My father's boyhood sounds like some kind of American Heritage antique story: a straight-A student who rose every day at four in the morning to milk the cows and get all his other farming chores done before running off to school – about a five mile jog. The region's two-blackboard high school incorporated students from every age and grade, excepting kindergarten. Still, with a graduating class smaller than most school football teams today, the 7-boy basketball squad beat almost every big city team in Indiana, narrowly missing out on the state championship. Six-feet tall with legs like steel beams, dad played center.
My mother and father didn't find their way into antiques and auctions to invest money; they were looking for a way to save money. Our house
was a queer one compared to the neighbors. All the other kids in the new suburbs on Palmer Drive in South Windsor had brand new store bought furniture. The Smiths had a curved upholstered sofa so valuable they kept it sealed up in clear plastic so no one would spill anything on it or even sit on it. Not us. We had all this old stuff. Mom made it look pretty though.
Baby sitters were expensive in 60's just as they are today. When Ford introduced a new type of work vehicle called a van, dad bought one and went to work installing padded benches that turned into beds and cabinets and lights and even a TV! When mom and dad spent Thursday evenings at LeClaire's auction, Amy, Keith and I bundled up in blankets and watched our wonderful battery-powered black-and-white television. We took turns holding the antennae so that one channel came in – fuzzy. When conditions allowed a program to actually be seen and heard, we turned into astronauts circling the earth in a space capsule. What a wonderful new age we lived in!

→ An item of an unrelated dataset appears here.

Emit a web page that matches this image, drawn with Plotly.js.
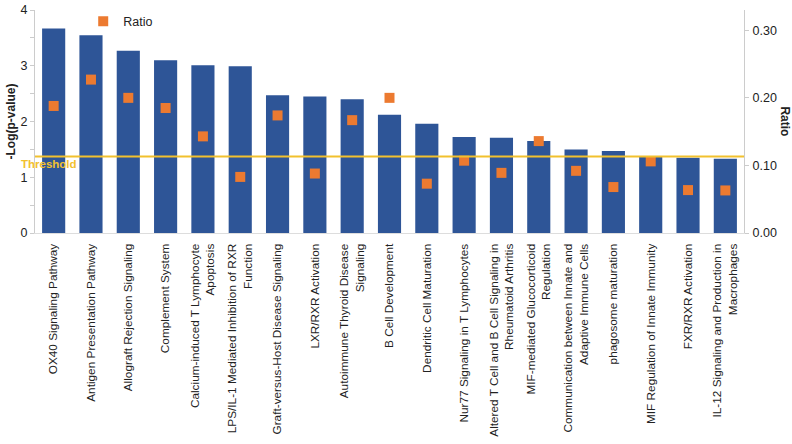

Before long, I began attending the sales. Dad and I played a game where we would try to guess what something would bring just as it was brought up on the block. Then, the auctioneer would hammer it out. Closest one to the realized price -- wins. All total, I remember, somehow, beating dad at many of our afternoon and evening auction competitions. He didn't mind though. Gave me one of his proud looks that just kind of glowed on him anywhere he went. Some people just carry a kind of pride with them that completely eliminates the need to brag or knock others or complain when things don't go the way you want them to. It's a kind of grace, a gentle dignity. Dad had it.
My father was a brilliant engineer who designed electron-beam welding equipment and robots. I remember a time when many of the men who lived on Main Street in Woodbury worked at Unimation Robotics. American workmen who made machines to help other workers make things. I wish that part of the story didn't sound so antique these days.
When dad retired, he assisted mom her antique business – Daria of Woodbury, and later in my business. He was never an antique "nut" though. Dad's passion was for things like old tube driven wooden radios, sextants, Kentucky rifles and other things engineers are often geared toward. He loved weathervanes and pre-1830 "period" furniture. He taught me how to appreciate the smell of seasoned wood and recognize its various grains from New England white pine to tiger maple to plumb pudding mahogany. Construction aspects were of a particular interest. Dovetailing and mortise and tendon joinery holds a special fascination to engineers – and for that matter – most of us.
Dad never quite enjoyed antiques in his retirement days, at least from dealing and collecting standpoint, quite to the extent as he would have liked. Cancer got him. And then diabetes, and finally Parkinson's. The most reliant and independent man I have ever met was forced to rely quite heavily upon my mother and I over the last decade or so. Despite all his ills, I never saw him complain. Not even once. Made things all the easier on mom and myself.
Was dad the most passionate and dedicated antique dealer and collector I ever met? No. Not even close. He was just kind of a regular guy when it came to antiques. He loved history and things fashioned by hand by men and women who care deeply about their work. Dad didn't have to own a valuable antique to enjoy it. Often, he was happy just to look, the same way we enjoy snow-capped mountains and the red and amber glow when the sun meets horizon. 77 years strong and embracing life every day, the sun came to set for my dad a little over a few weeks ago. Not a legend in the world of antiques, just a regular guy. And you know; that's the most important type of man there is.